### TASK GOAL:
Without the pictures, retype exactly the lines from the top of the entries below through the line that contains "(t3) at (19.42,7.71)".

## START EXCERPTED DATA

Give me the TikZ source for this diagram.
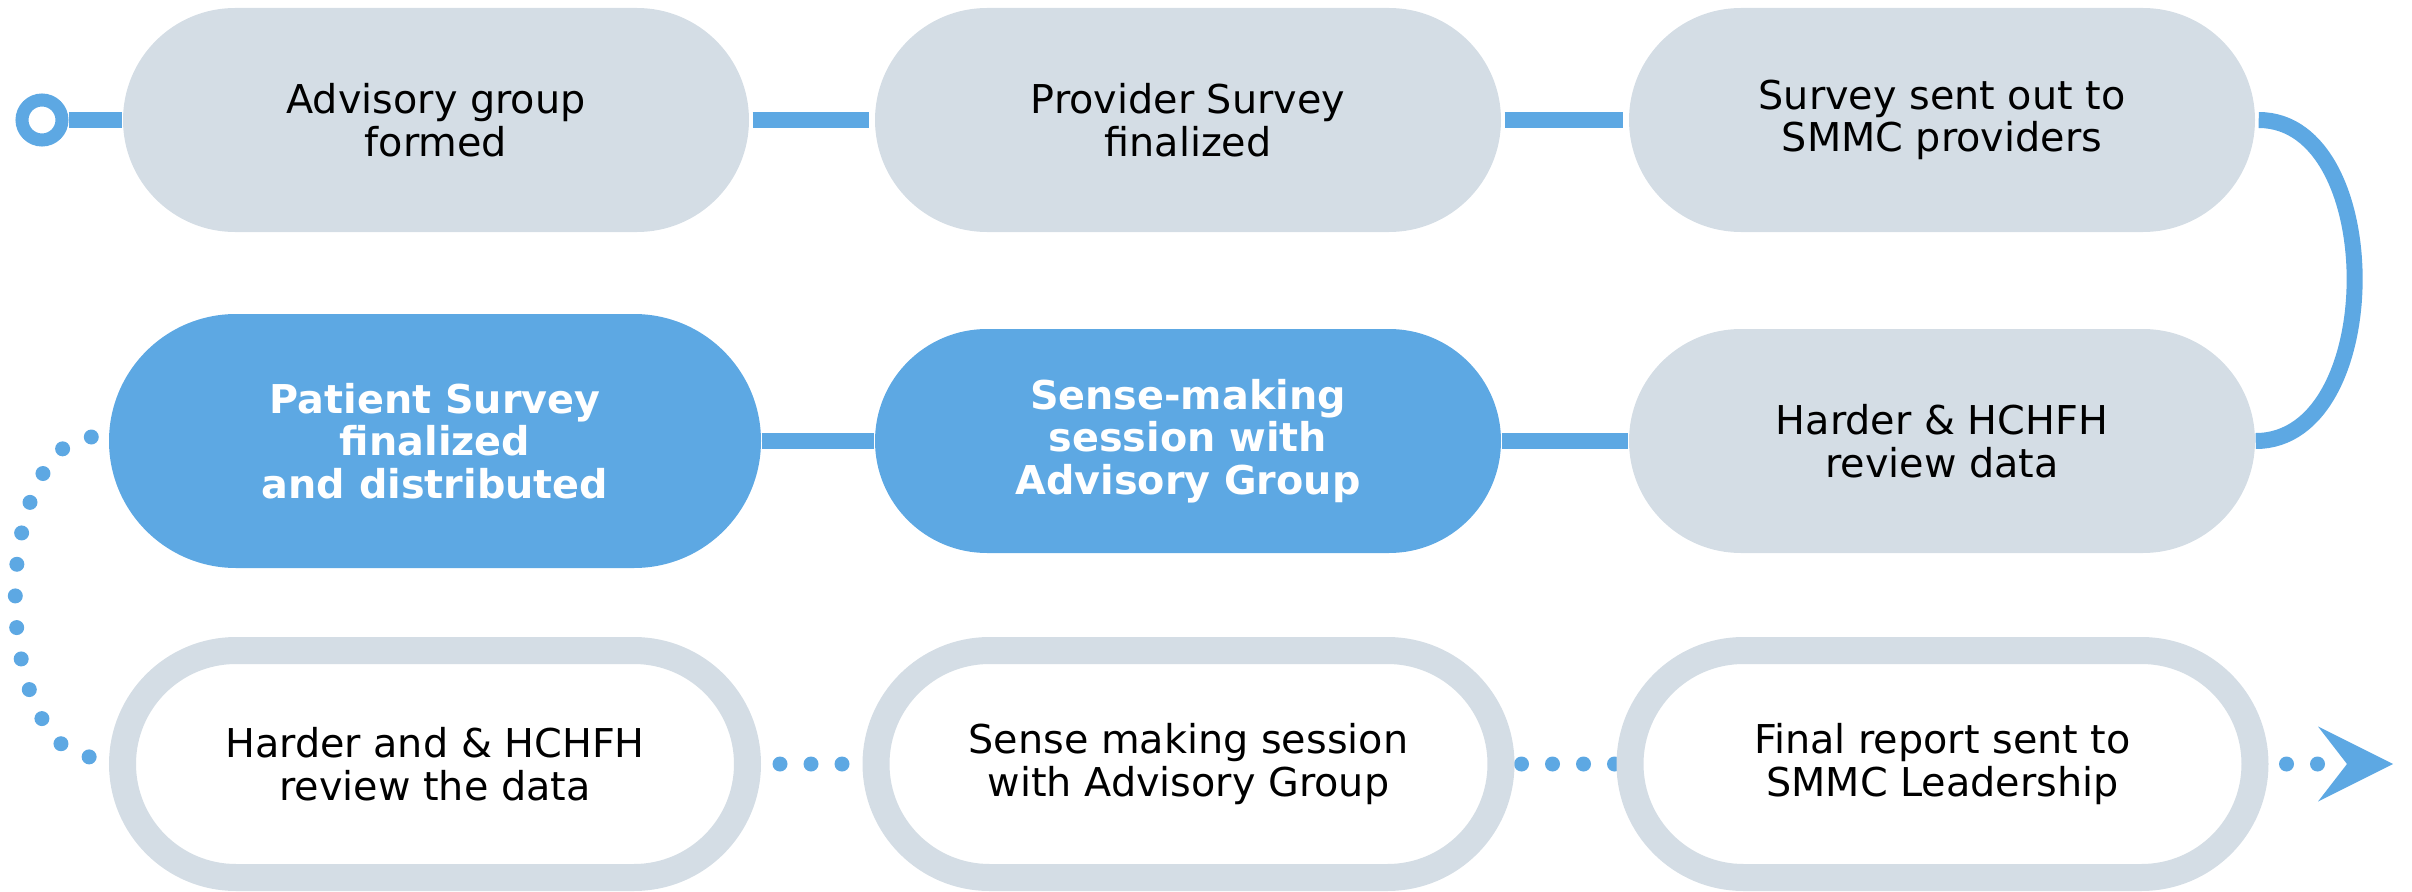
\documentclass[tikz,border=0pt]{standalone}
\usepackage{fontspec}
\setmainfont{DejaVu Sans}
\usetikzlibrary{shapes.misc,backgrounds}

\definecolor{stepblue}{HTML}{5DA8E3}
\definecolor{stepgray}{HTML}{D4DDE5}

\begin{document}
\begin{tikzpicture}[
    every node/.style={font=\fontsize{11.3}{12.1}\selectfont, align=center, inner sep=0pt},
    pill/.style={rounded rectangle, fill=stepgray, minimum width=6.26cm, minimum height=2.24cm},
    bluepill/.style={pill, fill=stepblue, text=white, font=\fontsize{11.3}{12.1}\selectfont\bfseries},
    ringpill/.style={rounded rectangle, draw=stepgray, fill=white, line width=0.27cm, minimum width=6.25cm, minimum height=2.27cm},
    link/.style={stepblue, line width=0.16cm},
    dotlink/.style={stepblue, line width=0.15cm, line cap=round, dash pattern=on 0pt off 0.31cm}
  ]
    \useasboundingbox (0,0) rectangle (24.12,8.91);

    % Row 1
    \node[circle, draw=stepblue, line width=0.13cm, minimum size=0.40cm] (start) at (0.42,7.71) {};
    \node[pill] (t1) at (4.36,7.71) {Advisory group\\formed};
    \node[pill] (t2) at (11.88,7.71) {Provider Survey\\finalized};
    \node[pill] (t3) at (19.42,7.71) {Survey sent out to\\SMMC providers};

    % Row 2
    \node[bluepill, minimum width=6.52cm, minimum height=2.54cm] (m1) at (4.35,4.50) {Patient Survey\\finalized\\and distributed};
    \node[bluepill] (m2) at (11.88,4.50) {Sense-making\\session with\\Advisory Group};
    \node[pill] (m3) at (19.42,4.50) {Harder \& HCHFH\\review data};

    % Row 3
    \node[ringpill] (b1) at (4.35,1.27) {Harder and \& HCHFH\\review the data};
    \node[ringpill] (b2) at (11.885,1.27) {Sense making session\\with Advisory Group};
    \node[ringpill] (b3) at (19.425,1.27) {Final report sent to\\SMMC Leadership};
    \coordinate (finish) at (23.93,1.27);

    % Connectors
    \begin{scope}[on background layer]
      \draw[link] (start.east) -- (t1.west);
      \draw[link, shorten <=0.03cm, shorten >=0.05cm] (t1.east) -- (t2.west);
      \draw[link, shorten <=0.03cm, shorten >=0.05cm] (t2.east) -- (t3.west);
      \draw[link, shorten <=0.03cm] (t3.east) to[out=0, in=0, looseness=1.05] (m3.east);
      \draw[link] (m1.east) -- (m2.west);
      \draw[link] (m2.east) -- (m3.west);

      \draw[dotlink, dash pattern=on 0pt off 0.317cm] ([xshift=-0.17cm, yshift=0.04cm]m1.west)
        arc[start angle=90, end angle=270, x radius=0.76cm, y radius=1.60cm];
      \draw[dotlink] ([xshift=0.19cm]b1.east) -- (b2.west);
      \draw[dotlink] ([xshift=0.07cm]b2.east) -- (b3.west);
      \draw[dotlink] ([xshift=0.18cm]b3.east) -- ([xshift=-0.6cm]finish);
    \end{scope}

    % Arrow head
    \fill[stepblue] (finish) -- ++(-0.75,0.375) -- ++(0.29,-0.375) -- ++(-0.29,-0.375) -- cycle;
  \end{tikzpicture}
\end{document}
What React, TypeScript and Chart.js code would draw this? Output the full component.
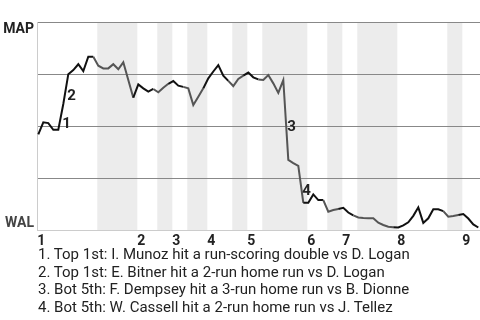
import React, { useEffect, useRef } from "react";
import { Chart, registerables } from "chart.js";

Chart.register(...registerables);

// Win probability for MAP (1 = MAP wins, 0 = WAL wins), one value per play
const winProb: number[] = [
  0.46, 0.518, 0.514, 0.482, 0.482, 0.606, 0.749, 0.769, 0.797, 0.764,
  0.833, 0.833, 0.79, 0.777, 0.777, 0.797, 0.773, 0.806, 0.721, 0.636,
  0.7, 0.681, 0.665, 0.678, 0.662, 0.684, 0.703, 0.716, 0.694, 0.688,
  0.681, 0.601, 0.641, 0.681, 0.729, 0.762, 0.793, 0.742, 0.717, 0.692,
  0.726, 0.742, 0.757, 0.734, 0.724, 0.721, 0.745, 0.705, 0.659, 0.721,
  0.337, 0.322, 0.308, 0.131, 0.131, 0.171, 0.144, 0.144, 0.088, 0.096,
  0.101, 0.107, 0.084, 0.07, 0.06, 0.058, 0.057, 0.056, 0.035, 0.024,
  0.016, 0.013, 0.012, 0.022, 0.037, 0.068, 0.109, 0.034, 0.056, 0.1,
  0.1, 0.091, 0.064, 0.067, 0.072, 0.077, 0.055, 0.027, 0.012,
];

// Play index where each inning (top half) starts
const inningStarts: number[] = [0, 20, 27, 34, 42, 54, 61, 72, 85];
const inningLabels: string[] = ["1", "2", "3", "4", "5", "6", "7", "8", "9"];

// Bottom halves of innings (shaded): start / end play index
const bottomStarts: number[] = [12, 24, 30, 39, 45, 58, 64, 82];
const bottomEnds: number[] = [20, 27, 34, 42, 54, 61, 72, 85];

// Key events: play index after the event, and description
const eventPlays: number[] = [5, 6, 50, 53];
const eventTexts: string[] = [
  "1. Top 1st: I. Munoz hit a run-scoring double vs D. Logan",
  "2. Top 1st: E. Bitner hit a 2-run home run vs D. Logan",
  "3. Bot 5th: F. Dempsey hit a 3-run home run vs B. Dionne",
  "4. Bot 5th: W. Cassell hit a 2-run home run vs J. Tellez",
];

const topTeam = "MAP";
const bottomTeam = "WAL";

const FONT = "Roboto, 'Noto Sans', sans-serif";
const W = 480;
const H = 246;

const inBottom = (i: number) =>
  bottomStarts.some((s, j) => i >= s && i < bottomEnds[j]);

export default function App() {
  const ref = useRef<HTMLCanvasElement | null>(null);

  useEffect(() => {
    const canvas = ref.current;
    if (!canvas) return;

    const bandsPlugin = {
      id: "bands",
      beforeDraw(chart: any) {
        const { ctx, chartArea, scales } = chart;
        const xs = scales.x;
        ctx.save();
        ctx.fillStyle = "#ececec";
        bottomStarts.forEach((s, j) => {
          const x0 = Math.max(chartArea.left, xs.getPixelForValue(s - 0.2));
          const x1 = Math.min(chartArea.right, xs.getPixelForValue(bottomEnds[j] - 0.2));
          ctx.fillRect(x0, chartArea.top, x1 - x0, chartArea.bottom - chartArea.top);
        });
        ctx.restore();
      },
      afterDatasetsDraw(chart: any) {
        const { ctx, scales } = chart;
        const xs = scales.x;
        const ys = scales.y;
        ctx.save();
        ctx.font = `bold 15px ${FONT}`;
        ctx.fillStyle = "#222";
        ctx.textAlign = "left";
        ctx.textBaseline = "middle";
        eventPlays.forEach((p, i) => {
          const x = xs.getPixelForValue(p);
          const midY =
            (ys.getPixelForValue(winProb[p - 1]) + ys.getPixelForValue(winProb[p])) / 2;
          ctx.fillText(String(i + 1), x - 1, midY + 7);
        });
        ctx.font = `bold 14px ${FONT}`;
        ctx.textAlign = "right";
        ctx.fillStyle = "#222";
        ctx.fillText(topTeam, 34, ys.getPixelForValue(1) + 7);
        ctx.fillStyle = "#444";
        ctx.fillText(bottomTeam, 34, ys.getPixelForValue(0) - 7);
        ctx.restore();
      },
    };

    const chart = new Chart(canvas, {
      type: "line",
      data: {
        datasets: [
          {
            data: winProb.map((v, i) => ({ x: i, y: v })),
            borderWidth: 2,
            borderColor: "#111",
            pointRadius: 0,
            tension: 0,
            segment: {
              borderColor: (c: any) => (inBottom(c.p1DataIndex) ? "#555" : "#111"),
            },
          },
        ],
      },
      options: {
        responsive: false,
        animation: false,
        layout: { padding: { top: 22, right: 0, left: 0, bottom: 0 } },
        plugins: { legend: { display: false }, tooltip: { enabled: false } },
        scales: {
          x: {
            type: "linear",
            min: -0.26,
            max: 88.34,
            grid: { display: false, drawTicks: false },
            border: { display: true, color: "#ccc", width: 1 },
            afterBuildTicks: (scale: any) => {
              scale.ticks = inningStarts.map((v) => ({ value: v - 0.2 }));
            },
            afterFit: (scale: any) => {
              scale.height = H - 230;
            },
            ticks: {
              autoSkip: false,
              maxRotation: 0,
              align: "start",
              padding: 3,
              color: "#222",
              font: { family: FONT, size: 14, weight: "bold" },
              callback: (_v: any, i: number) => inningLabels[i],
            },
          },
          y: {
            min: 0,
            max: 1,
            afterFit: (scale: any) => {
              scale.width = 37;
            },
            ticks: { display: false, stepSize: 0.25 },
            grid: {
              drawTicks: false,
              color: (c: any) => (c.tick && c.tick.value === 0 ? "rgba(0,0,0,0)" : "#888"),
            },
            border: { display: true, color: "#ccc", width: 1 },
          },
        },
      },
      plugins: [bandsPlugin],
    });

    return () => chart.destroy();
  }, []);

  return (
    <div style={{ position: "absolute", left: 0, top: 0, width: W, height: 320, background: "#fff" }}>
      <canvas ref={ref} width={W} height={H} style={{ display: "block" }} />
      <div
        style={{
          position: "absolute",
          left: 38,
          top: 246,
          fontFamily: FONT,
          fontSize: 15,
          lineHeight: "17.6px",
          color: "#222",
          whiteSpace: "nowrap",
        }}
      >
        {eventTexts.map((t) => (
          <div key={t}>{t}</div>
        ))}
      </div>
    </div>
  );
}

## END EXCERPTED DATA

### CORRECT OUTPUT:
Give me the TikZ source for this diagram.
\documentclass[tikz,border=0pt]{standalone}
\usepackage{fontspec}
\setmainfont{DejaVu Sans}
\usetikzlibrary{shapes.misc,backgrounds}

\definecolor{stepblue}{HTML}{5DA8E3}
\definecolor{stepgray}{HTML}{D4DDE5}

\begin{document}
\begin{tikzpicture}[
    every node/.style={font=\fontsize{11.3}{12.1}\selectfont, align=center, inner sep=0pt},
    pill/.style={rounded rectangle, fill=stepgray, minimum width=6.26cm, minimum height=2.24cm},
    bluepill/.style={pill, fill=stepblue, text=white, font=\fontsize{11.3}{12.1}\selectfont\bfseries},
    ringpill/.style={rounded rectangle, draw=stepgray, fill=white, line width=0.27cm, minimum width=6.25cm, minimum height=2.27cm},
    link/.style={stepblue, line width=0.16cm},
    dotlink/.style={stepblue, line width=0.15cm, line cap=round, dash pattern=on 0pt off 0.31cm}
  ]
    \useasboundingbox (0,0) rectangle (24.12,8.91);

    % Row 1
    \node[circle, draw=stepblue, line width=0.13cm, minimum size=0.40cm] (start) at (0.42,7.71) {};
    \node[pill] (t1) at (4.36,7.71) {Advisory group\\formed};
    \node[pill] (t2) at (11.88,7.71) {Provider Survey\\finalized};
    \node[pill] (t3) at (19.42,7.71) {Survey sent out to\\SMMC providers};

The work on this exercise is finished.